Even Mystra, Goddess of Magic, is unable to prevent Evil spell casters from accessing the Weave for example.
So yeah, if you want to follow a God that is able to single handedly destroy Evil then the FR Deities probably will not be able to fulfill your expectations
Nah, the idea is that I might want to follow a god who
understands the concept of Justice, and isn't cool with good people who accomplish noble deeds in life being given awful, eternal afterlives.
Jester Canuck said:
In character its not your "magical best friend" but the higher being you sacrafice to occasionally to earn favour or blessing. Like in Rome where they praise and sacrafice to Zeus. Only more certain as praying hard enough gets you super powers. That's the culture, it's part of the setting. Playing a character that eschews the gods is going against the tone of the world. Like playing an armoured knight in a swashbuckling pirate game, a fearless kender in a Ravenloft game, or a western gunslinger in a fantasy game.
It certainly wouldn't be out of character in a setting where religion worked like it did in Rome to play a heroic character who
eschewed the dominant state religion, and even one who might
change the very nature of that religion. And it's not like the Romans cared about what the Gauls were doing, religion-wise - they weren't Romans, so it didn't matter. Like most polytheism, religion in ancient Rome was about your
practices, not about your
beliefs.
Also, did you read the section on Dragonborn? There's a group of characters who already think the dominant religious melieu isn't worth much.
So we've established that it's not a setting requirement to have a god in the same way that it's a setting requirement in Dark Sun that arcane casters are trouble - it's not an inherent law of the setting or its conceits. It is possible for it to be otherwise and retain its essential character.
Jester Canuck said:
Your soul is being saved and preserved from its natural fate by your god, who is rewarding your faith and service. It is being escorted to a realm they created specifically to house their followers rather than just being left to fade away or return to haunt the mortal realm.
This is D&D. FR is just one world among many. On any other world, you die and you go to the plane corresponding to your alignment. Why did AO and his little minions decide otherwise? It seems like its purpose was basically to force people to pay homage to a deity OR ELSE, which means the entire pantheon is guilty of a deep and abiding cruelty for the purposes of enhancing their own power. This is the kind of thing that should lead to heroic novels about overthrowing the unjust tyranny of the corrupt gods, not blasé acceptance.
Hussar said:
Yeah, I gotta go with this one here. Unless you specifically make it a thing, in which case the Wall is just as good of a thing as anything else, it's just never going to come up.
Anyone who thinks this is a thing that isn't coming up is ignoring the last 6 pages wherein people give examples of where it comes up.

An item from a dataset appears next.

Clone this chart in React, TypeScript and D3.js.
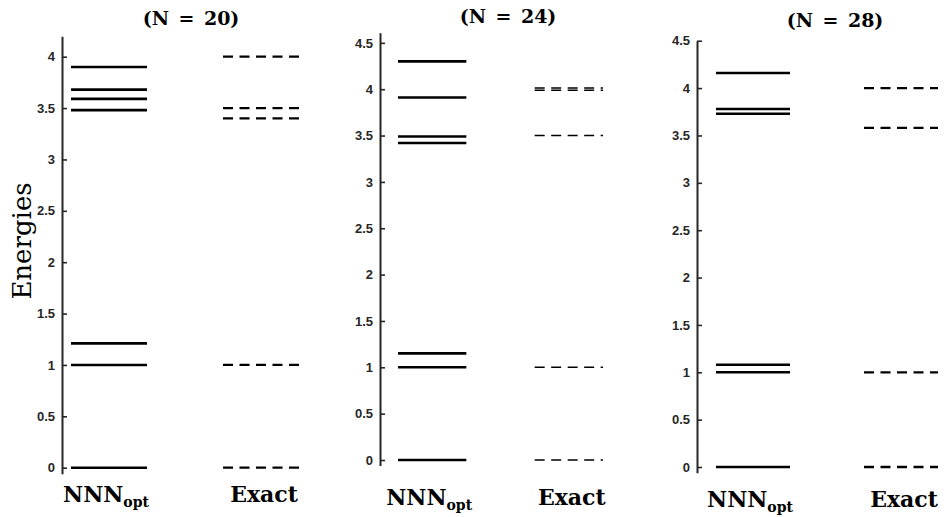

Hell, reading that made me think about my current HotDQ campaigns, wherein nobody who isn't a cleric has ever mentioned a deity. I suppose their moments of life-and-death struggle must be filled with people screaming "I won't be mortar today!"
pemerton said:
Why do I, as a player, have to bother specifying the patron deity.
You could get away with leaving it background material, but if you take your characters' beliefs seriously, you encounter the problem right away. In this way, it actively discourages you to think about what your character thinks about. Not a great result.